The asteroid has been dubbed Oumuamua and is about 400 metres long and is a dark red colour.

Thomas Zurbuchen, associate administrator for NASA’s Science Mission Directorate at the agency’s headquarters in Washington, DC, said: “For decades we’ve theorised that such interstellar objects are out there, and now — for the first time — we have direct evidence they exist.

“This history-making discovery is opening a new window to study formation of solar systems beyond our own.”

Such was the strangeness of the asteroid that experts, including a group backed by Stephen Hawking, began theorising that the asteroid could be an alien space ship.

However, after studies it was confirmed that it was just in fact a giant rock.

designer babiesGETTY

Great strides were made in ‘designer babies’

2. Designer babies

This year technology that allows alteration of genes in a human embryo was used for the first time in the United States, prompting ethical questions of designer babies.

Oregon Health and Science University (OHSU) research showed that it is possible to safely and efficiently correct defective genes that cause inherited diseases.

The research, led by Shoukhrat Mitalipov, the head of OHSU’s Centre for Embryonic Cell and Gene Therapy, involves a technology known as CRISPR that has opened up new frontiers in genetic medicine because of its ability to modify genes quickly and efficiently. 

CRISPR works as a type of molecular scissors that can selectively trim away unwanted parts of the genome, and replace it with new DNA material. 

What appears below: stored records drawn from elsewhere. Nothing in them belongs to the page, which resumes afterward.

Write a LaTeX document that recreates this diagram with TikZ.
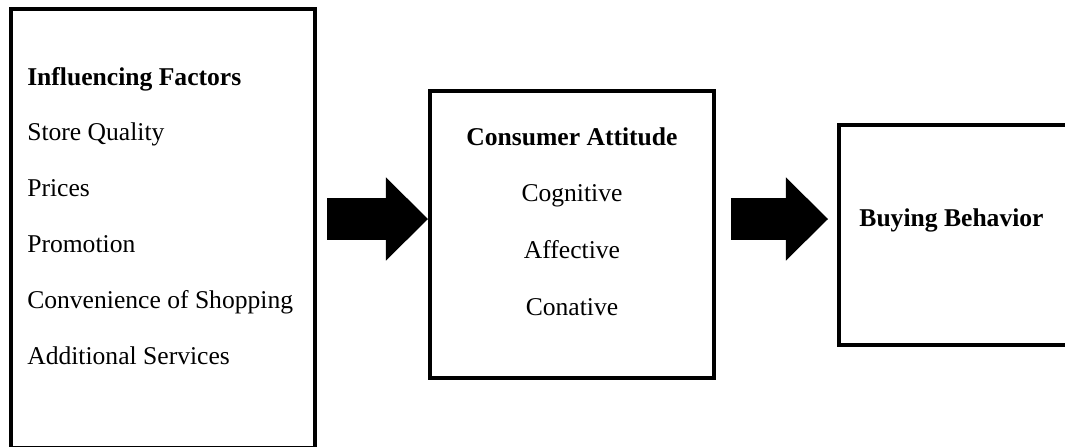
\documentclass[tikz,border=0pt]{standalone}
\usepackage{fontspec}
\setmainfont{Liberation Serif}
\usetikzlibrary{arrows.meta}

\tikzset{
  frame/.style={draw=black, line width=0.1cm, inner sep=0pt, anchor=north west},
  itemtext/.style={font={\fontsize{18.2}{22}\selectfont}, inner sep=0pt},
  headtext/.style={font={\fontsize{18.2}{22}\selectfont\bfseries}, inner sep=0pt},
  fatarrow/.style={line width=1.025cm,
    -{Triangle[length=1.05cm, width=2.075cm, line width=0pt]}}
}

\begin{document}
\begin{tikzpicture}[x=0.025cm, y=-0.025cm]

\clip (0,0) rectangle (1065,447);


\node [frame, minimum width=7.6cm, minimum height=10.975cm] (factors) at (9,7) {};

\node [frame, minimum width=7.1cm, minimum height=7.175cm] (attitude) at (428,89) {};

\node [frame, minimum width=5.725cm, minimum height=5.5cm] (behavior) at (837,123) {};


\node [headtext, anchor=base west] (factors-title) at (27,85) {Influencing Factors};
\node [itemtext, anchor=base west] (quality) at (27,140.8) {Store Quality};
\node [itemtext, anchor=base west] (prices) at (27,196.6) {Prices};
\node [itemtext, anchor=base west] (promotion) at (27,252.4) {Promotion};
\node [itemtext, anchor=base west] (convenience) at (27,308.2) {Convenience of Shopping};
\node [itemtext, anchor=base west] (services) at (27,364) {Additional Services};


\node [headtext, anchor=base] (attitude-title) at (572,145) {Consumer Attitude};
\node [itemtext, anchor=base] (cognitive) at (572,201.7) {Cognitive};
\node [itemtext, anchor=base] (affective) at (572,258.3) {Affective};
\node [itemtext, anchor=base] (conative) at (572,315) {Conative};


\node [headtext, anchor=base] (behavior-title) at (951.5,226.7) {Buying Behavior};


\coordinate (a1) at (327,219);
\coordinate (a2) at (731,219);

\draw [fatarrow] (a1) -- (a1 -| attitude.west);
\draw [fatarrow, shorten >=0.225cm] (a2) -- (a2 -| behavior.west);

\end{tikzpicture}
\end{document}
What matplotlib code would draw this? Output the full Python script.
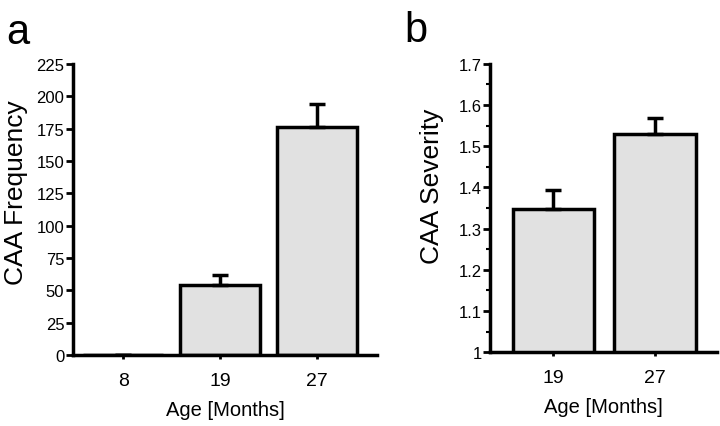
import matplotlib.pyplot as plt
from matplotlib.ticker import MultipleLocator

plt.rcParams['font.family'] = ['Liberation Sans', 'DejaVu Sans']

# Panel a data
ages_a = ["8", "19", "27"]
freq = [0.3, 54, 176]
freq_err = [0, 8, 18]

# Panel b data
ages_b = ["19", "27"]
severity = [1.348, 1.530]
severity_err = [0.046, 0.039]

bar_color = "#e1e1e1"

fig = plt.figure(figsize=(7.2, 4.27), dpi=100)

# Panel a
ax1 = fig.add_axes([0.101, 0.166, 0.423, 0.682])
x1 = range(len(ages_a))
ax1.bar(x1, freq, width=0.82, color=bar_color, edgecolor="black", linewidth=2.5,
        yerr=[[0] * len(freq_err), freq_err],
        error_kw=dict(ecolor="black", elinewidth=2.5, capsize=5.5, capthick=2.5))
ax1.set_ylim(0, 225)
ax1.set_xlim(-0.52, 2.62)
ax1.yaxis.set_major_locator(MultipleLocator(25))
ax1.set_xticks(list(x1))
ax1.set_xticklabels(ages_a)
ax1.set_ylabel("CAA Frequency", fontsize=19)
ax1.yaxis.set_label_coords(-0.148, 0.56)
ax1.set_xlabel("Age [Months]", fontsize=14.5, labelpad=8)
fig.text(0.008, 0.97, "a", fontsize=30, va="top")

# Panel b
ax2 = fig.add_axes([0.681, 0.173, 0.315, 0.675])
x2 = range(len(ages_b))
ax2.bar(x2, severity, width=0.8, color=bar_color, edgecolor="black", linewidth=2.5,
        yerr=[[0] * len(severity_err), severity_err],
        error_kw=dict(ecolor="black", elinewidth=2.5, capsize=5.5, capthick=2.5))
ax2.set_ylim(1, 1.7)
ax2.set_xlim(-0.62, 1.61)
ax2.yaxis.set_minor_locator(MultipleLocator(0.05))
ax2.set_yticks([1, 1.1, 1.2, 1.3, 1.4, 1.5, 1.6, 1.7])
ax2.set_yticklabels(["1", "1.1", "1.2", "1.3", "1.4", "1.5", "1.6", "1.7"])
ax2.set_xticks(list(x2))
ax2.set_xticklabels(ages_b)
ax2.set_ylabel("CAA Severity", fontsize=19)
ax2.yaxis.set_label_coords(-0.205, 0.58)
ax2.set_xlabel("Age [Months]", fontsize=14.5, labelpad=8)
fig.text(0.561, 0.975, "b", fontsize=30, va="top")

for ax in (ax1, ax2):
    ax.spines["top"].set_visible(False)
    ax.spines["right"].set_visible(False)
    ax.spines["left"].set_linewidth(2.5)
    ax.spines["bottom"].set_linewidth(2.5)
    ax.tick_params(axis="y", which="major", length=5, width=2, labelsize=12, pad=1)
    ax.tick_params(axis="y", which="minor", length=3, width=1.5)
    ax.tick_params(axis="x", length=3, width=2, labelsize=14, pad=9)

fig.savefig("out.png", dpi=100)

Professor Juan Belmonte, of the Salk Institute’s Gene Expression Lab in La Jolla, California, said: “Thanks to advances in stem cell technologies and gene editing we are finally starting to address disease-causing mutations that impact potentially millions of people.”


Sophia got citizenship in Saudi Arabia

1. The year robots ‘became human’ 

If 2017 was a good year for us, it may stand out as a landmark year for the machines.

That’s because Saudi Arabia granted citizenship to an artificially intelligent robot.

This is the first time that an android has been granted citizenship in any nation.

The robot is called Sophia and was developed by Hong Kong firm Hanson Robots.

At her unveiling in Riyadah, the female robot, – who some argue has been given better human rights in the strict Muslim country of Saudi Arabia than human women – due to her lack of headscarf, said: “Thank you to the Kingdom of Saudi Arabia. I am very honoured and proud for this unique distinction.

“It is historic to be the first robot in the world to be recognised with citizenship.”

The impressive robot was also able to hold a conversation with moderator Andrew Ross Sorkin when on stage.

When asked about her hopes, Sophia responded: “I want to live and work with humans so I need to express the emotions to understand humans and build trust with people.”

Fans of the Schwarzenegger Terminator franchise however might view it as year zero for the robot overthrow of the human race!